As if Emerald Lake wasn’t enough, I skied a number of trails at Lake Louise yesterday on the way back. I don’t know how conditions could be any better.
Many of the lesser-used trails are now groomed and trackset including Peyto, Upper and lower Telemark, and there is now a trackset trail on the lake as of yesterday at noon. Bruce had just finished tracksetting the lake and was backing the snowmobile into the boathouse as I skied across the lake.
Wanna have some fun? Check out the Peyto trail. The trailhead is accessed behind Deer Lodge, but you can’t park at Deer Lodge. Park in the big Parks Canada parking lot at the Tramline trailhead(where it meets Fairview) and simply walk about 60 metres up the road to Deer Lodge. The Peyto trail is downhill for most of the way to the Great Divide and it’ll give you a thrill without being dangerous.
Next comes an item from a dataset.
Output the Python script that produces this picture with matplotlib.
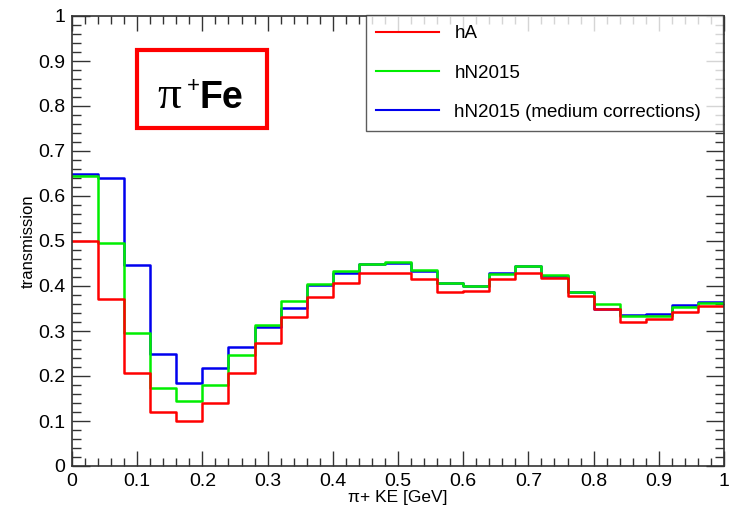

Peyto will also access the Upper Telemark behind the Chateau where you can ski down to world famous Lake Louise. At this point you can ski on the hiking trail along the lake, or take the freshly trackset trail right on the lake.
I did a complete loop(actually, a figure-eight)without ever taking my skis off. I skied Peyto down to the Great Divide, The Great Divide to the Upper Telemark, the “new” Upper Telemark which isn’t so steep to the lake, on the lake to the boathouse and through the trackset parking lot to complete the loop.
It was then on to the Fairview loop:
Tramline – perfect. The tracks were fast enough that I could tuck and coast.
Fairview – excellent. It’s really neat how this trail splits in a number of places.
Moraine Lake road – unbelievably wonderful. It had been trackset Tuesday morning.
Trailhead cafe – the elk stew was delicious. A chef from Num-Ti-Jah lodge works part-time at Traihead cafe and made the elk stew. He was there to serve it himself. Incredibly tasty.
I wish I’d had time to ski the Pipestone trails. I imagine they are in great shape, too.
I met a large group of school kids on the steepest and narrowest part of the Upper Telemark as I was descending. They were just setting out and I had no hope of getting past them, so I stood and took photos for about five minutes while they herring-boned their way past. I was kind of surprised to see them on such a difficult trail, but I guess when you’re young, your body is more forgiving when it hits a tree.
I imagine this article would apply equally to cross-country skiing, and it’s why I will never take a computer with me on the ski trail: Walking outdoors away from technology and gadgets can boost brain power 50 percent.